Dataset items

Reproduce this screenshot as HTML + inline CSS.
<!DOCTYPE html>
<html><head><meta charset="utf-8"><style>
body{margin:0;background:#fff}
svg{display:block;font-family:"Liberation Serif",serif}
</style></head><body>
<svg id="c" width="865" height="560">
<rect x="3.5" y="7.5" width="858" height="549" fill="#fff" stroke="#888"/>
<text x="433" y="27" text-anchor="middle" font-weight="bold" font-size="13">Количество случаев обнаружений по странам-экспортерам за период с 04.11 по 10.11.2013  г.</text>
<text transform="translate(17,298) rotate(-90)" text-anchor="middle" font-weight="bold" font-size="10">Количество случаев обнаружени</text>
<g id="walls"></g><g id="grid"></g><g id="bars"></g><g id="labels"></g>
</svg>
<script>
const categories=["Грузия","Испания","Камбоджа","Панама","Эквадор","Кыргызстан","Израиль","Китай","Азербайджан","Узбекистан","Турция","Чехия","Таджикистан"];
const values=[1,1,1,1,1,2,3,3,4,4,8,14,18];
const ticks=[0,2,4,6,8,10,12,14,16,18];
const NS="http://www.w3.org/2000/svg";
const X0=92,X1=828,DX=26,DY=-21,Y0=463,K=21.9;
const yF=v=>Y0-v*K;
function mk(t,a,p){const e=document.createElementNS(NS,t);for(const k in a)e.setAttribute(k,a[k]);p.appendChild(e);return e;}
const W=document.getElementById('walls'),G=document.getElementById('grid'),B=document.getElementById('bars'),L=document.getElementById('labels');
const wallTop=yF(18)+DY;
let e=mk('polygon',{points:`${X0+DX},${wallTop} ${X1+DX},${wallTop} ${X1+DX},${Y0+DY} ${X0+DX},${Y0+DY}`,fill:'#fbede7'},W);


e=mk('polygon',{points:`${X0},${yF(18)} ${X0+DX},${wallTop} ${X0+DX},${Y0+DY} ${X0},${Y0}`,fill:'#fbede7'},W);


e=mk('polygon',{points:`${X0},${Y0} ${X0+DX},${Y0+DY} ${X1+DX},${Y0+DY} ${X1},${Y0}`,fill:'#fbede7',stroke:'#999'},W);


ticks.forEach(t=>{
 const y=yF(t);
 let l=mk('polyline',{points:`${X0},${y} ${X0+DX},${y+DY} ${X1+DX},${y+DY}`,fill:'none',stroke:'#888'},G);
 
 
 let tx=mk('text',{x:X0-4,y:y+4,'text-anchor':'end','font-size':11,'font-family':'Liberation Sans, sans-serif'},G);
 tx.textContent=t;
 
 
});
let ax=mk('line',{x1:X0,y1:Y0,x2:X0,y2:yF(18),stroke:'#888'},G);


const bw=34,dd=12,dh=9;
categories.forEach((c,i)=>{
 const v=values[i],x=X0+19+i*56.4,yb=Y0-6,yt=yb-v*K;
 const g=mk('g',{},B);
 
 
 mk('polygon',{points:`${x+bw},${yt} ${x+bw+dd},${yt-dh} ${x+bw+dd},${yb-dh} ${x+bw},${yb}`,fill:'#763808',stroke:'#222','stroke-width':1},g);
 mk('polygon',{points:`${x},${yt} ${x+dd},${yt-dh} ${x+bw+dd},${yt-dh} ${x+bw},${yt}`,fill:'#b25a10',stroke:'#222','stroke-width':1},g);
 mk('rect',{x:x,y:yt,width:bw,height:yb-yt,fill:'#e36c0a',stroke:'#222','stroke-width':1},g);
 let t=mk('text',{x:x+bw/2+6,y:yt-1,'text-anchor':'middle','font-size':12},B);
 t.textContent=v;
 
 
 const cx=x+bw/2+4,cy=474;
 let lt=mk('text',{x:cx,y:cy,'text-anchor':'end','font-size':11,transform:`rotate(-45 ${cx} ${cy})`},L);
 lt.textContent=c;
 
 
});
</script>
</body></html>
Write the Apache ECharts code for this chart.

--- Task description ---
Go through the data and return every record exactly.

--- Exercise output ---
Reproduce this screenshot as HTML + inline CSS.
<!DOCTYPE html>
<html><head><meta charset="utf-8"><style>
body{margin:0;background:#fff}
svg{display:block;font-family:"Liberation Serif",serif}
</style></head><body>
<svg id="c" width="865" height="560">
<rect x="3.5" y="7.5" width="858" height="549" fill="#fff" stroke="#888"/>
<text x="433" y="27" text-anchor="middle" font-weight="bold" font-size="13">Количество случаев обнаружений по странам-экспортерам за период с 04.11 по 10.11.2013  г.</text>
<text transform="translate(17,298) rotate(-90)" text-anchor="middle" font-weight="bold" font-size="10">Количество случаев обнаружени</text>
<g id="walls"></g><g id="grid"></g><g id="bars"></g><g id="labels"></g>
</svg>
<script>
const categories=["Грузия","Испания","Камбоджа","Панама","Эквадор","Кыргызстан","Израиль","Китай","Азербайджан","Узбекистан","Турция","Чехия","Таджикистан"];
const values=[1,1,1,1,1,2,3,3,4,4,8,14,18];
const ticks=[0,2,4,6,8,10,12,14,16,18];
const NS="http://www.w3.org/2000/svg";
const X0=92,X1=828,DX=26,DY=-21,Y0=463,K=21.9;
const yF=v=>Y0-v*K;
function mk(t,a,p){const e=document.createElementNS(NS,t);for(const k in a)e.setAttribute(k,a[k]);p.appendChild(e);return e;}
const W=document.getElementById('walls'),G=document.getElementById('grid'),B=document.getElementById('bars'),L=document.getElementById('labels');
const wallTop=yF(18)+DY;
let e=mk('polygon',{points:`${X0+DX},${wallTop} ${X1+DX},${wallTop} ${X1+DX},${Y0+DY} ${X0+DX},${Y0+DY}`,fill:'#fbede7'},W);


e=mk('polygon',{points:`${X0},${yF(18)} ${X0+DX},${wallTop} ${X0+DX},${Y0+DY} ${X0},${Y0}`,fill:'#fbede7'},W);


e=mk('polygon',{points:`${X0},${Y0} ${X0+DX},${Y0+DY} ${X1+DX},${Y0+DY} ${X1},${Y0}`,fill:'#fbede7',stroke:'#999'},W);


ticks.forEach(t=>{
 const y=yF(t);
 let l=mk('polyline',{points:`${X0},${y} ${X0+DX},${y+DY} ${X1+DX},${y+DY}`,fill:'none',stroke:'#888'},G);
 
 
 let tx=mk('text',{x:X0-4,y:y+4,'text-anchor':'end','font-size':11,'font-family':'Liberation Sans, sans-serif'},G);
 tx.textContent=t;
 
 
});
let ax=mk('line',{x1:X0,y1:Y0,x2:X0,y2:yF(18),stroke:'#888'},G);


const bw=34,dd=12,dh=9;
categories.forEach((c,i)=>{
 const v=values[i],x=X0+19+i*56.4,yb=Y0-6,yt=yb-v*K;
 const g=mk('g',{},B);
 
 
 mk('polygon',{points:`${x+bw},${yt} ${x+bw+dd},${yt-dh} ${x+bw+dd},${yb-dh} ${x+bw},${yb}`,fill:'#763808',stroke:'#222','stroke-width':1},g);
 mk('polygon',{points:`${x},${yt} ${x+dd},${yt-dh} ${x+bw+dd},${yt-dh} ${x+bw},${yt}`,fill:'#b25a10',stroke:'#222','stroke-width':1},g);
 mk('rect',{x:x,y:yt,width:bw,height:yb-yt,fill:'#e36c0a',stroke:'#222','stroke-width':1},g);
 let t=mk('text',{x:x+bw/2+6,y:yt-1,'text-anchor':'middle','font-size':12},B);
 t.textContent=v;
 
 
 const cx=x+bw/2+4,cy=474;
 let lt=mk('text',{x:cx,y:cy,'text-anchor':'end','font-size':11,transform:`rotate(-45 ${cx} ${cy})`},L);
 lt.textContent=c;
 
 
});
</script>
</body></html>
Write the Apache ECharts code for this chart.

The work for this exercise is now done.